Мартине явно хотелось задать вопрос, который уже несколько минут вертелся у нее на языке, а мне — избежать его: я чего-то боялся. Она сдержалась, послушно — да, господин следователь, послушно! — взглянула на меня и проронила только:
— Хорошо.
— Я позвоню или загляну к тебе часов в двенадцать.
Нет, погоди… Заглянуть не смогу — у меня в это время прием. Приходи ко мне сама. Зайти к врачу всегда удобно.
— Но Арманда?..
— Войдешь через приемную, как больные.
Глупо, не правда ли? Но я так боялся ее потерять! Ни за что не хотел, чтобы она встретилась с Боке раньше, чем со мной, да и вообще, чтобы она встречалась с кем-нибудь еще, хотя пока не сознавал этого.
Я начертил ей на старом конверте план той части города, которая отделяет гостиницу от моего дома. На вокзале подозвал знакомого носильщика и внезапно раздулся от гордости при мысли, что меня все знают.
— Найди-ка нам такси, Проспер.
Я то шел позади Мартины, то забегал вперед. Крутился вокруг нее, как сторожевой пес. Приветливо поздоровался с дежурным по станции. И, честное слово, на минуту забыл, как у меня трещит голова.
В такси, несмотря на то, что водитель прекрасно знал меня, я держал Мартину за руку и, ничуть не стыдясь, склонялся к ней, как влюбленный:
— Главное, никуда не выходи и никому не звони до встречи со мной. Сейчас восемь. Проспишь ты до одиннадцати, скажем, до половины двенадцатого. По средам я принимаю до часу. Ты должна мне обещать, что ни с кем не увидишься и никому не позвонишь. Обещай, Мартина.

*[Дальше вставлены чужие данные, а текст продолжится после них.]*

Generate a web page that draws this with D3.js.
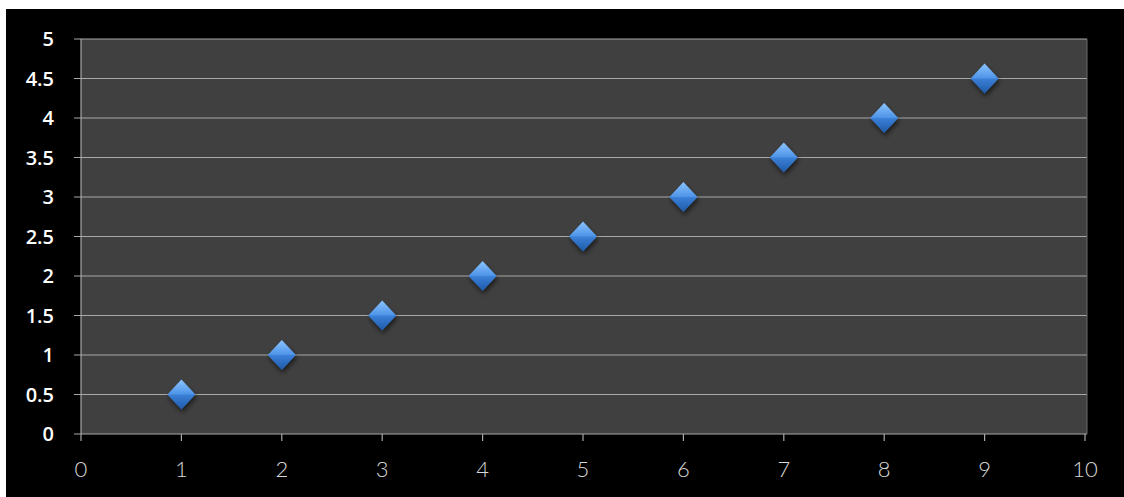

Не знаю, понимала ли она, что с нею случилось.
— Обещаю.
Мы не поцеловались. Когда такси подкатило к «Европе», площадь Наполеона была пуста. Анжелу, хозяйку гостиницы, я разыскал на кухне: как всегда по утрам, она давала инструкции повару.
— Мне нужен приличный номер для особы, рекомендованной мне одним парижским коллегой. Она очень утомлена.
— Будет сделано, доктор.
В номер я не поднялся. Довел Мартину до ступеней подъезда и пошел обратно. Сквозь застекленную дверь, медные накладки которой потемнели от сырости, видел, как она, стоя на красном ковре вестибюля, перемолвилась с Анжелой и указала рассыльному на два своих чемодана. Я ее видел, она меня — нет. Она говорила, но я не слышал ее голоса. На секунду, не дольше, увидел ее раскрытый, как ночью, рот, и мысль, что мы должны расстаться, хотя бы на короткий срок, оказалась для меня настолько невыносимой, страх так стеснил мне грудь, что я чуть не повернул назад, чтобы забрать Мартину с собой.
В такси, когда я остался один, на меня вновь навалились усталость и недомогание, в висках начало стучать, сердце словно переворачивалось в груди.
— Домой, доктор?
Да, домой. А ведь верно, там мой «дом». Сиденье было завалено пакетами, включая коробку с пресловутыми пуговицами для жакета, который Арманда по собственному фасону шила у лучшей портнихи Ла-Рош-сюр-Йона.